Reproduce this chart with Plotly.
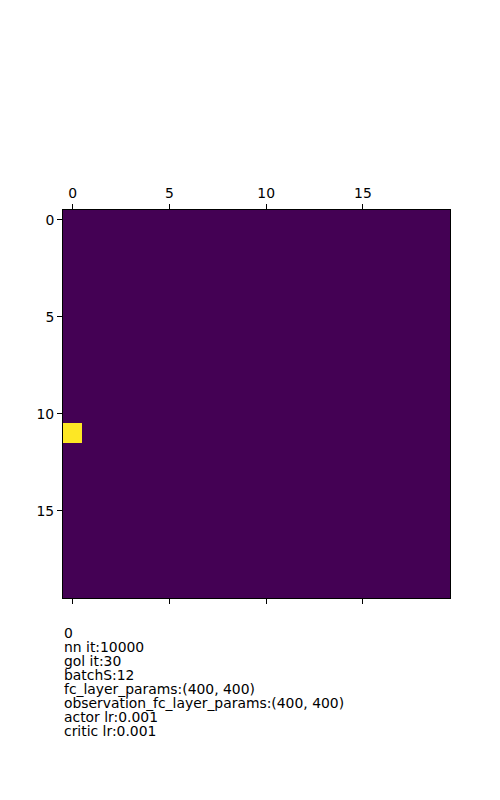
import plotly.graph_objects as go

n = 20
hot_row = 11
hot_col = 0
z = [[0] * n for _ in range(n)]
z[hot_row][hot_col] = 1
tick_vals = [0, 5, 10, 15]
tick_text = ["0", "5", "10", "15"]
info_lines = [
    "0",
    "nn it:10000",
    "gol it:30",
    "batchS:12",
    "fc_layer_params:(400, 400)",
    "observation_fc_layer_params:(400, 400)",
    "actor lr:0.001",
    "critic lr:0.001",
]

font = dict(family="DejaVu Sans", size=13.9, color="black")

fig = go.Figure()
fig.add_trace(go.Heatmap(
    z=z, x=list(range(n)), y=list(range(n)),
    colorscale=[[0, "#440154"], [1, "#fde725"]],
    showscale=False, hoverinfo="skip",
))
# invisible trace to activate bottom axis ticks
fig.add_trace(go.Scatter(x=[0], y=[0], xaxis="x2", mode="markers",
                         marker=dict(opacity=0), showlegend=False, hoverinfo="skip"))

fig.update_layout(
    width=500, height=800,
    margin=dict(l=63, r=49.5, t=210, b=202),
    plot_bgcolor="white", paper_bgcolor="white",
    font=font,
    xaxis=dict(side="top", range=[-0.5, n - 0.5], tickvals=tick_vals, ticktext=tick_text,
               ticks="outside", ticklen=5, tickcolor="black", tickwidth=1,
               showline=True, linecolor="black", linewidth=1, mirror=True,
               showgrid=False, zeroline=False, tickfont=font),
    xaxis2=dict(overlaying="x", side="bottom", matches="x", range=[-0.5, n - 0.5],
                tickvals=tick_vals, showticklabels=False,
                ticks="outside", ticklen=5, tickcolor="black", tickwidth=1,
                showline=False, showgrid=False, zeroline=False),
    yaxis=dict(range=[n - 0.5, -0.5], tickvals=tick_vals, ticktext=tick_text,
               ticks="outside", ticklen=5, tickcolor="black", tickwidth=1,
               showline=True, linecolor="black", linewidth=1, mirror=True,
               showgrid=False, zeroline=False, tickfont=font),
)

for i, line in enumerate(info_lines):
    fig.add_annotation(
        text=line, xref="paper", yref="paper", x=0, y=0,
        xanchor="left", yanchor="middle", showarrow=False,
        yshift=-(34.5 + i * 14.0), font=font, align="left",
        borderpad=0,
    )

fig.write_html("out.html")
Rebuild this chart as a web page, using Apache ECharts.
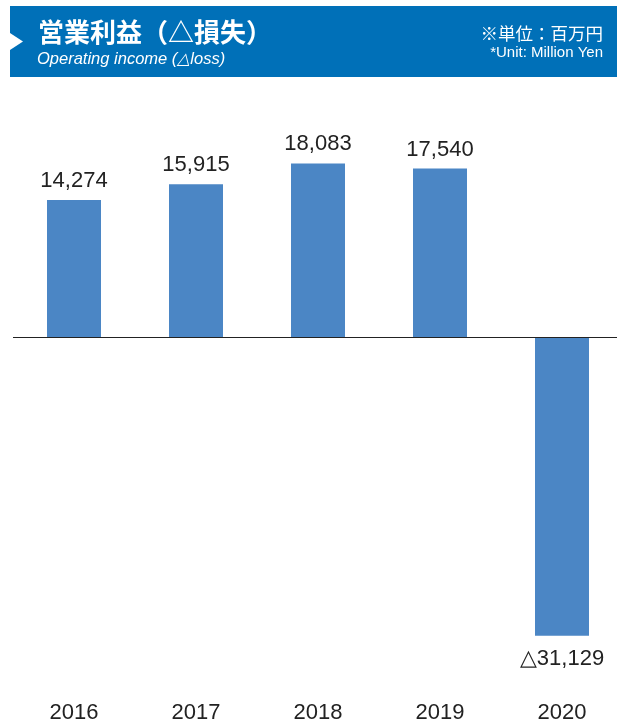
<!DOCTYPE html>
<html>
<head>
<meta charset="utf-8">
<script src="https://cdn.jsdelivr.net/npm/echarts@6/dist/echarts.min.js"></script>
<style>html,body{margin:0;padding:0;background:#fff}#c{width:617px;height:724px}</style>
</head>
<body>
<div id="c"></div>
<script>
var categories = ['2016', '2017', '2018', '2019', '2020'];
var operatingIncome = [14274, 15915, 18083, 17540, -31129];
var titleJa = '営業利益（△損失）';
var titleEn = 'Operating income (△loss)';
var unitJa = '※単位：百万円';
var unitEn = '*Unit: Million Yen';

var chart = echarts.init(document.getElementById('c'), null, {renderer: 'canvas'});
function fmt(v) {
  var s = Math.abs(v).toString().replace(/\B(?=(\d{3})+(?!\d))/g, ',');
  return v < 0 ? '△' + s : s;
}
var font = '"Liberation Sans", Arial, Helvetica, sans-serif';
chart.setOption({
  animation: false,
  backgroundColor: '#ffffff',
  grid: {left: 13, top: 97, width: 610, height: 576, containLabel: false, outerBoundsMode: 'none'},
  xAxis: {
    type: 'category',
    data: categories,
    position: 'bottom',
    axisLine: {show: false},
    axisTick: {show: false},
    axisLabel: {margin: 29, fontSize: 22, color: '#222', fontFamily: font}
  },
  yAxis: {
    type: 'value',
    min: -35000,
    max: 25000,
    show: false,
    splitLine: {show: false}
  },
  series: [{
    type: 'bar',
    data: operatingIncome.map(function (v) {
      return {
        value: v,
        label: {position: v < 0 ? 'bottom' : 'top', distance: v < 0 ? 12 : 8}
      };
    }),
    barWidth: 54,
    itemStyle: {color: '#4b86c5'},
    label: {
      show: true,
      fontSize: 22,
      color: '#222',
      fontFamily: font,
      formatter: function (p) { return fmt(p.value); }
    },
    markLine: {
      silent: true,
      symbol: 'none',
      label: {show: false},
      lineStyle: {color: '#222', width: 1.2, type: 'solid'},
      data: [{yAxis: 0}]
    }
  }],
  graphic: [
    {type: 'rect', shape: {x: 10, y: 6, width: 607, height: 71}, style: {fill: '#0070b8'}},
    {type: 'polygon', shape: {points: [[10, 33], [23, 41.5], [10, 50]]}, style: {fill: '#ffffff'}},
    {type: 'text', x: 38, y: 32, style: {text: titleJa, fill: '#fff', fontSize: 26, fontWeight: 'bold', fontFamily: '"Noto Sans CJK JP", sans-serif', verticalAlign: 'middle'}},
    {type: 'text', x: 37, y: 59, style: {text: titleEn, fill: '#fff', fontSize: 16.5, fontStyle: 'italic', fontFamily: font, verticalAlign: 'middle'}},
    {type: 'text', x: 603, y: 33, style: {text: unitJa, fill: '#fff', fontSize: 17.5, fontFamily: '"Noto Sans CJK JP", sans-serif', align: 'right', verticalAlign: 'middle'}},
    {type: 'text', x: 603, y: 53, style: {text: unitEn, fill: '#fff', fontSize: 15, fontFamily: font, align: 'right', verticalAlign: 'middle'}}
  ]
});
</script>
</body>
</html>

• • • •

AIM:
Omit the pictures, and quote the material above exactly as given.

SOLVED PROBLEM:
Reproduce this chart with Plotly.
import plotly.graph_objects as go

n = 20
hot_row = 11
hot_col = 0
z = [[0] * n for _ in range(n)]
z[hot_row][hot_col] = 1
tick_vals = [0, 5, 10, 15]
tick_text = ["0", "5", "10", "15"]
info_lines = [
    "0",
    "nn it:10000",
    "gol it:30",
    "batchS:12",
    "fc_layer_params:(400, 400)",
    "observation_fc_layer_params:(400, 400)",
    "actor lr:0.001",
    "critic lr:0.001",
]

font = dict(family="DejaVu Sans", size=13.9, color="black")

fig = go.Figure()
fig.add_trace(go.Heatmap(
    z=z, x=list(range(n)), y=list(range(n)),
    colorscale=[[0, "#440154"], [1, "#fde725"]],
    showscale=False, hoverinfo="skip",
))
# invisible trace to activate bottom axis ticks
fig.add_trace(go.Scatter(x=[0], y=[0], xaxis="x2", mode="markers",
                         marker=dict(opacity=0), showlegend=False, hoverinfo="skip"))

fig.update_layout(
    width=500, height=800,
    margin=dict(l=63, r=49.5, t=210, b=202),
    plot_bgcolor="white", paper_bgcolor="white",
    font=font,
    xaxis=dict(side="top", range=[-0.5, n - 0.5], tickvals=tick_vals, ticktext=tick_text,
               ticks="outside", ticklen=5, tickcolor="black", tickwidth=1,
               showline=True, linecolor="black", linewidth=1, mirror=True,
               showgrid=False, zeroline=False, tickfont=font),
    xaxis2=dict(overlaying="x", side="bottom", matches="x", range=[-0.5, n - 0.5],
                tickvals=tick_vals, showticklabels=False,
                ticks="outside", ticklen=5, tickcolor="black", tickwidth=1,
                showline=False, showgrid=False, zeroline=False),
    yaxis=dict(range=[n - 0.5, -0.5], tickvals=tick_vals, ticktext=tick_text,
               ticks="outside", ticklen=5, tickcolor="black", tickwidth=1,
               showline=True, linecolor="black", linewidth=1, mirror=True,
               showgrid=False, zeroline=False, tickfont=font),
)

for i, line in enumerate(info_lines):
    fig.add_annotation(
        text=line, xref="paper", yref="paper", x=0, y=0,
        xanchor="left", yanchor="middle", showarrow=False,
        yshift=-(34.5 + i * 14.0), font=font, align="left",
        borderpad=0,
    )

fig.write_html("out.html")
Rebuild this chart as a web page, using Apache ECharts.
<!DOCTYPE html>
<html>
<head>
<meta charset="utf-8">
<script src="https://cdn.jsdelivr.net/npm/echarts@6/dist/echarts.min.js"></script>
<style>html,body{margin:0;padding:0;background:#fff}#c{width:617px;height:724px}</style>
</head>
<body>
<div id="c"></div>
<script>
var categories = ['2016', '2017', '2018', '2019', '2020'];
var operatingIncome = [14274, 15915, 18083, 17540, -31129];
var titleJa = '営業利益（△損失）';
var titleEn = 'Operating income (△loss)';
var unitJa = '※単位：百万円';
var unitEn = '*Unit: Million Yen';

var chart = echarts.init(document.getElementById('c'), null, {renderer: 'canvas'});
function fmt(v) {
  var s = Math.abs(v).toString().replace(/\B(?=(\d{3})+(?!\d))/g, ',');
  return v < 0 ? '△' + s : s;
}
var font = '"Liberation Sans", Arial, Helvetica, sans-serif';
chart.setOption({
  animation: false,
  backgroundColor: '#ffffff',
  grid: {left: 13, top: 97, width: 610, height: 576, containLabel: false, outerBoundsMode: 'none'},
  xAxis: {
    type: 'category',
    data: categories,
    position: 'bottom',
    axisLine: {show: false},
    axisTick: {show: false},
    axisLabel: {margin: 29, fontSize: 22, color: '#222', fontFamily: font}
  },
  yAxis: {
    type: 'value',
    min: -35000,
    max: 25000,
    show: false,
    splitLine: {show: false}
  },
  series: [{
    type: 'bar',
    data: operatingIncome.map(function (v) {
      return {
        value: v,
        label: {position: v < 0 ? 'bottom' : 'top', distance: v < 0 ? 12 : 8}
      };
    }),
    barWidth: 54,
    itemStyle: {color: '#4b86c5'},
    label: {
      show: true,
      fontSize: 22,
      color: '#222',
      fontFamily: font,
      formatter: function (p) { return fmt(p.value); }
    },
    markLine: {
      silent: true,
      symbol: 'none',
      label: {show: false},
      lineStyle: {color: '#222', width: 1.2, type: 'solid'},
      data: [{yAxis: 0}]
    }
  }],
  graphic: [
    {type: 'rect', shape: {x: 10, y: 6, width: 607, height: 71}, style: {fill: '#0070b8'}},
    {type: 'polygon', shape: {points: [[10, 33], [23, 41.5], [10, 50]]}, style: {fill: '#ffffff'}},
    {type: 'text', x: 38, y: 32, style: {text: titleJa, fill: '#fff', fontSize: 26, fontWeight: 'bold', fontFamily: '"Noto Sans CJK JP", sans-serif', verticalAlign: 'middle'}},
    {type: 'text', x: 37, y: 59, style: {text: titleEn, fill: '#fff', fontSize: 16.5, fontStyle: 'italic', fontFamily: font, verticalAlign: 'middle'}},
    {type: 'text', x: 603, y: 33, style: {text: unitJa, fill: '#fff', fontSize: 17.5, fontFamily: '"Noto Sans CJK JP", sans-serif', align: 'right', verticalAlign: 'middle'}},
    {type: 'text', x: 603, y: 53, style: {text: unitEn, fill: '#fff', fontSize: 15, fontFamily: font, align: 'right', verticalAlign: 'middle'}}
  ]
});
</script>
</body>
</html>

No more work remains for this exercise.